Because of this experience crossing the very short bridge from PG-13 to R, it comes as no surprise to me that there isn't a significant difference in content between these ratings. The Annenberg Public Policy Center of the University of Pennsylvania just released a study comparing films of all ratings from 1985 to now which has shown that PG-13 and R are not that different. Although The Hollywood Reporter's summary of the study states that the total amount of violence in all movies has remained relatively constant from the inception of PG-13 in 1985 to now, this is slightly misleading. Although the amount of violence in all movies studied has remained constant, another study by the Center states that gun violence in PG-13 movies has almost tripled since the rating was created. Moreover, there is a very small statistical difference between PG-13 and R films in terms of violence or sexual content.
This may whip some parents into a tizzy about "the future of the children," but those findings are not the part of the study (or the MPAA ratings system) that scares me. When The Hollywood Reporter interviewed one of the researchers on the study, she stated that "context" was not a part of the study, which means that the actions of violence or sex or drug use were rated without a nod toward their purpose in the film. And that is deeply troubling.
Why is context important? Well, let's think about an example. In the R-rated Girl with the Dragon Tattoo, there is a scene where Lisbeth is forced to give her legal guardian fellatio in order to get money for food. In the similarly R-rated The To-Do List, Brandy initiates and performs the same sex act of her own free will. It's the same act, and although the body positioning makes it clear that Lisbeth is being sexually assaulted (and, indeed, she is brutally raped later in the film), without clear context it could be "rated" as the same amount of sexuality. And the MPAA clearly thought these two films were on similar planes, since they both earned an "R." Yet, when we think about the context, it seems that Girl with the Dragon Tattoo should be rated much higher than "R," since rape scenes permeate the film.
Yet, here we are, stuck in a world of violent movies with little care to the context of characters' actions, and a ratings system that is sometimes noticeably sexist. As many commentators have pointed out, the NC-17 rating that was slapped on Blue Is the Warmest Color seems unnecessarily harsh, especially when we compare its consensual sex to the rape-filled world of R-rated films like Girl with the Dragon Tattoo.
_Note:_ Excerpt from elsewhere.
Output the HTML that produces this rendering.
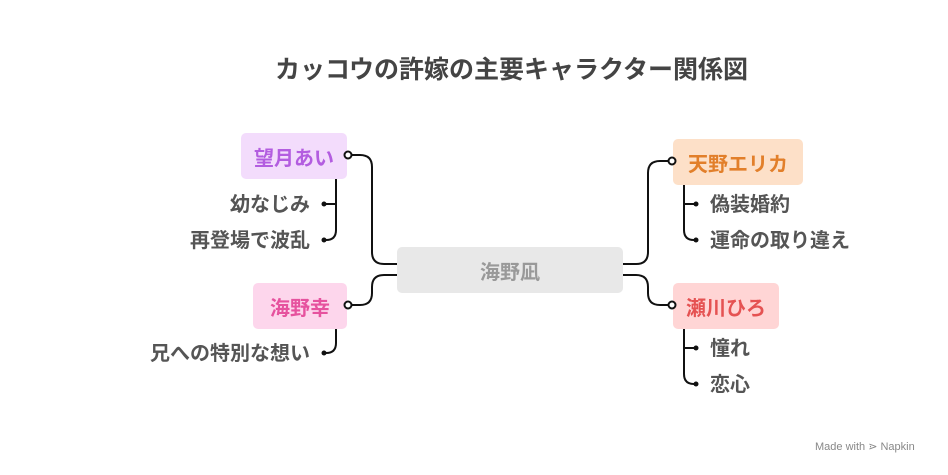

Somehow, two women in love seems more "objectionable" than a man raping and killing women, and since the box office sales of PG-13 and R-rated movies always trump NC-17 flicks, this rating choice can kill a movie. Evan Rachel Wood also took up this issue, when a consensual cunnilingus scene was cut from her film Charlie Countryman to preserve the precious R rating, and the associated blockbuster potential. Here is a selection of quotes from her rapid-fire tweets, combined into one paragraph:
Wood makes some excellent points, especially that she feels the gendered and non-reciprocal nature of the sex was what set the rating over the edge. And since we have already seen that PG-13 and R have had very similar levels of violence in the last few years, her accusation that rape and gun violence would be acceptable in an R-rated film could also stretch into the PG-13 realm. Overall, her rant seems particularly on-point, because she realizes something the MPAA forgot: context matters. Even if the content is slightly more graphic, a scene where a woman is empowered, instead of victimized, should be promoted, not cut.
Personally, I'm not proud to go to the theatre, where I can watch Transformers use Megan Fox as a prop with a 12-year-old, then rent Snow White and watch a preteen being kissed while unconscious with a 6-year-old. Then, if I'm really feeling like a masochist, I can watch a 17-year-old buy a ticket to a gore porn flick, probably including scenes of brutal rape. Yet only adults can watch two women fall in love. Maybe as we go into Oscar season, adults should re-think how they view ratings, and give context (and women) a fighting chance.